Defence Minister Sebastien Lecornu will represent France at commemorations marking the 70th anniversary of the battle next week.
"For the first time in history, the Vietnamese have invited France to this commemoration, a sign of their desire to build a relationship for the future," the French defence ministry said on Friday.
"There is a shared desire to look at the history of the Indochina War in a lucid and open manner," the ministry said.
Dien Bien Phu in northern Vietnam was the site of an epic battle against Vietnamese communist forces in 1954 that spelt the end of France's colonial empire in Indochina.
The humiliating fall of the French troops in the Dien Bien Phu valley dented Paris's prestige and fuelled independence movements in other colonies.
Vietnamese fighters hemmed in French forces -- equipped with superior weapons -- and bombarded them with heavy artillery.
The ferocious battle in the rugged, remote valley killed thousands of soldiers on both sides in under two months.
Lecornu, who is set to travel to Vietnam on Saturday, will pay tribute "to the Vietnamese dead at a Vietnamese military cemetery" on Tuesday, the defence ministry said.
He will also honour the memory of French soldiers at the French memorial at Dien Bien Phu.
On Monday, Lecornu is set to meet with Prime Minister Pham Minh Chinh and Defence Minister Phan Van Giang.
The defence ministry said in March that France was to repatriate from Vietnam the bodies of six soldiers who died in Dien Bien Phu.
France is keen to boost cooperation with Hanoi against a backdrop of tensions with China in the Asia-Pacific region.

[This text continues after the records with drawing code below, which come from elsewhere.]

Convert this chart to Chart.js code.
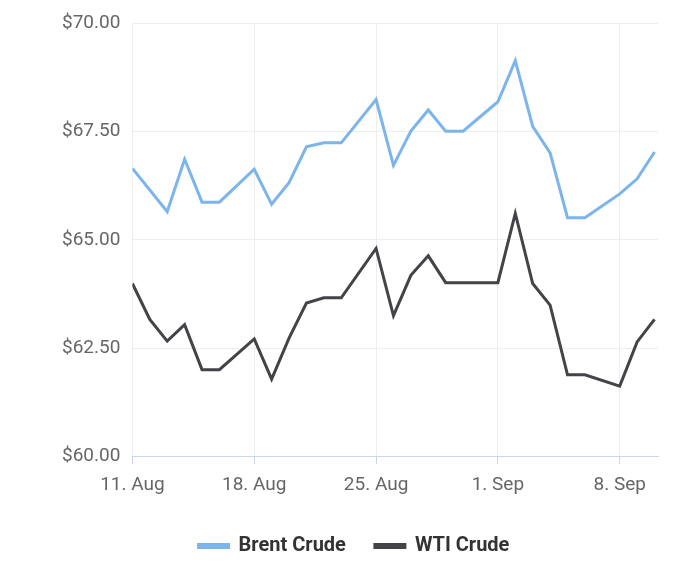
<!DOCTYPE html>
<html><head><meta charset="utf-8">
<script src="https://cdn.jsdelivr.net/npm/chart.js@4"></script>
<style>html,body{margin:0;background:#fff}#w{width:700px;height:569px}</style>
</head><body><div id="w"><canvas id="c"></canvas></div>
<script>
const dayOffsets=[0,1,2,3,4,5,7,8,9,10,11,12,14,15,16,17,18,19,21,22,23,24,25,26,28,29,30];
const brent=[66.65,66.15,65.65,66.86,65.87,65.87,66.63,65.82,66.32,67.15,67.24,67.24,68.24,66.72,67.51,68.0,67.51,67.51,68.19,69.14,67.62,67.01,65.51,65.51,66.06,66.41,67.03];
const wti=[63.99,63.16,62.66,63.04,62.0,62.0,62.71,61.78,62.73,63.54,63.66,63.66,64.80,63.25,64.18,64.63,64.01,64.01,64.01,65.61,63.99,63.49,61.88,61.88,61.62,62.64,63.16];
const tickDays=[0,7,14,21,28];
const tickLabels=["11. Aug","18. Aug","25. Aug","1. Sep","8. Sep"];
Chart.defaults.font.family="Roboto";
const mk=(arr)=>arr.map((v,i)=>({x:dayOffsets[i],y:v}));
new Chart(document.getElementById('c'),{type:'line',
data:{datasets:[
{label:'Brent Crude',data:mk(brent),borderColor:'#7cb5ec',backgroundColor:'#7cb5ec',borderWidth:3,pointRadius:0,tension:0},
{label:'WTI Crude',data:mk(wti),borderColor:'#434348',backgroundColor:'#434348',borderWidth:3,pointRadius:0,tension:0}]},
options:{responsive:true,maintainAspectRatio:false,animation:false,
layout:{padding:{left:50,right:42,top:19,bottom:3}},
plugins:{tooltip:{enabled:false},legend:{position:'bottom',labels:{boxWidth:30,boxHeight:3,color:'#333',font:{size:20,weight:'bold'},padding:29}}},
scales:{
x:{type:'linear',min:0,max:30.2,
afterBuildTicks:(s)=>{s.ticks=tickDays.map(v=>({value:v}));},
ticks:{color:'#666',font:{size:19},padding:10,maxRotation:0,callback:(v)=>{const i=tickDays.indexOf(v);return i<0?'':tickLabels[i];}},
grid:{color:'#eeeeee',drawTicks:true,tickLength:8,tickColor:'#ccd6eb'},border:{color:'#ccd6eb',width:1}},
y:{min:60,max:70,
afterBuildTicks:(s)=>{s.ticks=[60,62.5,65,67.5,70].map(v=>({value:v}));},
ticks:{color:'#666',font:{size:19},padding:12,callback:(v)=>'$'+v.toFixed(2)},
grid:{color:'#eeeeee',drawTicks:false},border:{display:false}}}}});
</script></body></html>
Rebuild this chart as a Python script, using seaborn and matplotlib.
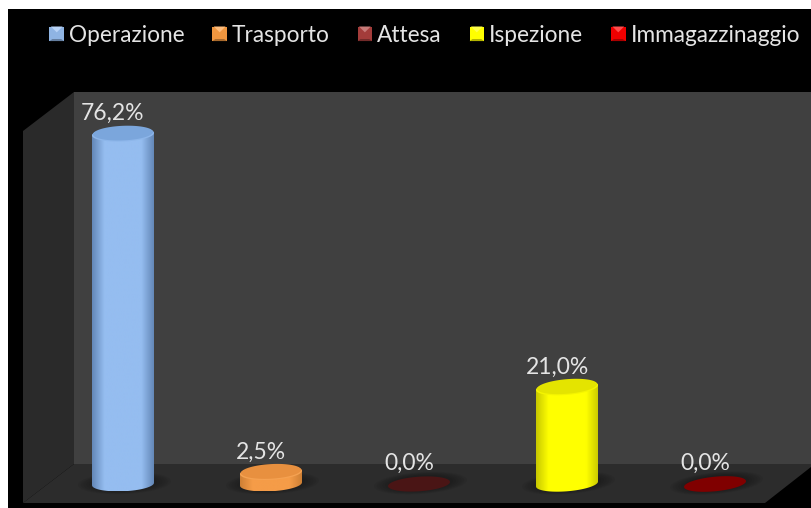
import numpy as np
import pandas as pd
import matplotlib
matplotlib.use("Agg")
import matplotlib.pyplot as plt
import seaborn as sns
from matplotlib.colors import LinearSegmentedColormap
from matplotlib.legend_handler import HandlerBase
from matplotlib.patches import Patch, Polygon, Rectangle

categories = ["Operazione", "Trasporto", "Attesa", "Ispezione", "Immagazzinaggio"]
values = [76.2, 2.5, 0.0, 21.0, 0.0]
legend_colors = ["#8fb4e3", "#f0963f", "#a33c3a", "#ffff00", "#f00000"]
edge_colors = ["#6488b8", "#cf8035", "#4a1515", "#c8c800", "#800000"]
mid_colors = ["#95bdf0", "#f59c48", "#4a1515", "#ffff00", "#800000"]
top_colors = ["#7ba6dc", "#e8903f", "#4a1515", "#e4e400", "#800000"]
rim_colors = ["#8db6ea", "#f5a252", "#4a1515", "#f4f400", "#800000"]

W, H = 811, 508
X0, DX = 123, 148      # first category centre and category spacing, px
Y0, DY = 484, 4.59     # zero line and px per percent
BAR_W = 62 / DX
B_PX = 7.3

sns.set_theme(style="white")
plt.rcParams["font.family"] = ["Lato", "DejaVu Sans"]

fig = plt.figure(figsize=(W / 100, H / 100), dpi=100, facecolor="white")

# Room: black card, two walls and the floor, in pixel coordinates
bg = fig.add_axes([0, 0, 1, 1], zorder=0)
bg.set_xlim(0, W)
bg.set_ylim(H, 0)
bg.axis("off")
bg.add_patch(Rectangle((8, 9), W - 8, H - 9, color="black", lw=0))
bg.add_patch(Polygon([(74, 92), (W, 92), (W, 464), (74, 464)], color="#404040", lw=0))
bg.add_patch(Polygon([(23, 131), (74, 92), (74, 464), (23, 503)], color="#2a2a2a", lw=0))
bg.add_patch(Polygon([(74, 464), (W, 464), (W, 467), (765, 503), (23, 503)], color="#2c2c2c", lw=0))

ax = fig.add_axes([0, 0, 1, 1], zorder=1)
ax.patch.set_alpha(0)
frame = pd.DataFrame({"categoria": categories, "quota": values})
sns.barplot(data=frame, x="categoria", y="quota", hue="categoria", palette=legend_colors,
            width=BAR_W, legend=False, ax=ax)
xlim = (-X0 / DX, (W - X0) / DX)
ylim = (-(H - Y0) / DY, Y0 / DY)
ax.set_xlim(*xlim)
ax.set_ylim(*ylim)
ax.axis("off")


def rim(cx, cy, a, shear, t, scale=1.0):
    """Points of a sheared ellipse, cx and a in category units, cy in percent."""
    dx_px = a * DX * np.cos(t) * scale
    x = cx + a * np.cos(t) * scale
    y = cy + (B_PX * scale * np.sin(t) + shear * dx_px) / DY
    return np.column_stack([x, y])


for i, bar in enumerate(list(ax.patches)):
    bar.set_visible(False)
    a = bar.get_width() / 2
    cx = bar.get_x() + a
    h = bar.get_height()
    shear = 0.04 + 0.013 * i

    # Soft contact shadow on the floor
    t = np.linspace(0, 2 * np.pi, 80)
    for s in np.linspace(1.5, 1.05, 6):
        ax.fill(*rim(cx + 0.01, 0.2, a, shear, t, s).T, color="black", alpha=0.05, lw=0, zorder=2)

    if h <= 0:
        ax.fill(*rim(cx, h, a, shear, t).T, color=mid_colors[i], lw=0, zorder=3)
    else:
        # Cylinder body with a horizontal shading band
        low = rim(cx, 0, a, shear, np.linspace(np.pi, 2 * np.pi, 50))
        high = rim(cx, h, a, shear, np.linspace(0, np.pi, 50))
        body = np.vstack([low, high])
        cmap = LinearSegmentedColormap.from_list(
            "c", [(0, edge_colors[i]), (0.2, mid_colors[i]), (0.8, mid_colors[i]), (1, edge_colors[i])])
        extent = (cx - a, cx + a, body[:, 1].min(), body[:, 1].max())
        img = ax.imshow(np.linspace(0, 1, 128)[None, :], cmap=cmap, extent=extent,
                        aspect="auto", zorder=3, interpolation="bilinear")
        clip = Polygon(body, closed=True, transform=ax.transData)
        img.set_clip_path(clip)
        # Top cap with a lighter front edge
        ax.fill(*rim(cx, h, a, shear, t).T, color=rim_colors[i], lw=0, zorder=4)
        ax.fill(*rim(cx, h + 0.25, a * 0.97, shear, t).T, color=top_colors[i], lw=0, zorder=5)
    ax.set_xlim(*xlim)
    ax.set_ylim(*ylim)

    label = f"{values[i]:.1f}%".replace(".", ",")
    ax.annotate(label, (cx, h), xytext=(-10, 20.5), textcoords="offset pixels",
                ha="center", va="center", fontsize=16.5, color="#e4e4e4", zorder=6)


class BevelSquare(HandlerBase):
    """Square key with a lighter upper bevel."""

    def create_artists(self, legend, orig, xd, yd, width, height, fontsize, trans):
        c = np.array(matplotlib.colors.to_rgb(orig.get_facecolor()))
        side = 10.5
        x0, y0 = -xd + (width - side) / 2, -yd + (height - side) / 2
        square = Rectangle((x0, y0), side, side, color=c, lw=0, transform=trans)
        upper = Polygon([(x0 + 1, y0 + side), (x0 + side - 1, y0 + side), (x0 + side / 2, y0 + side * 0.6)],
                        color=np.minimum(c * 0.75 + 0.3, 1), lw=0, transform=trans)
        lower = Polygon([(x0, y0), (x0 + side, y0), (x0 + side * 0.8, y0 + 1.5), (x0 + side * 0.2, y0 + 1.5)],
                        color=c * 0.7, lw=0, transform=trans)
        return [square, lower, upper]


handles = [Patch(facecolor=c, label=n) for c, n in zip(legend_colors, categories)]
legend = ax.legend(handles=handles, ncol=5, loc="center left",
                   bbox_to_anchor=(46 / W, 1 - 35 / H), frameon=False, fontsize=16.3,
                   labelcolor="#e4e4e4", handlelength=0.95, handleheight=0.9, handletextpad=0.07,
                   columnspacing=1.07, borderpad=0, borderaxespad=0,
                   handler_map={Patch: BevelSquare()})
legend.set_zorder(6)

fig.savefig("out.png", dpi=100, facecolor=fig.get_facecolor())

Vietnam's victory over the French at Dien Bien Phu led to the country's division into the communist-ruled north, headed by revolutionary leader Ho Chi Minh, and a pro-US southern regime.
That set the stage for two decades of war, which eventually ended with the US defeat in the Vietnam War in 1975 and unification.
What was once called French Indochina has today become Laos, Cambodia and Vietnam.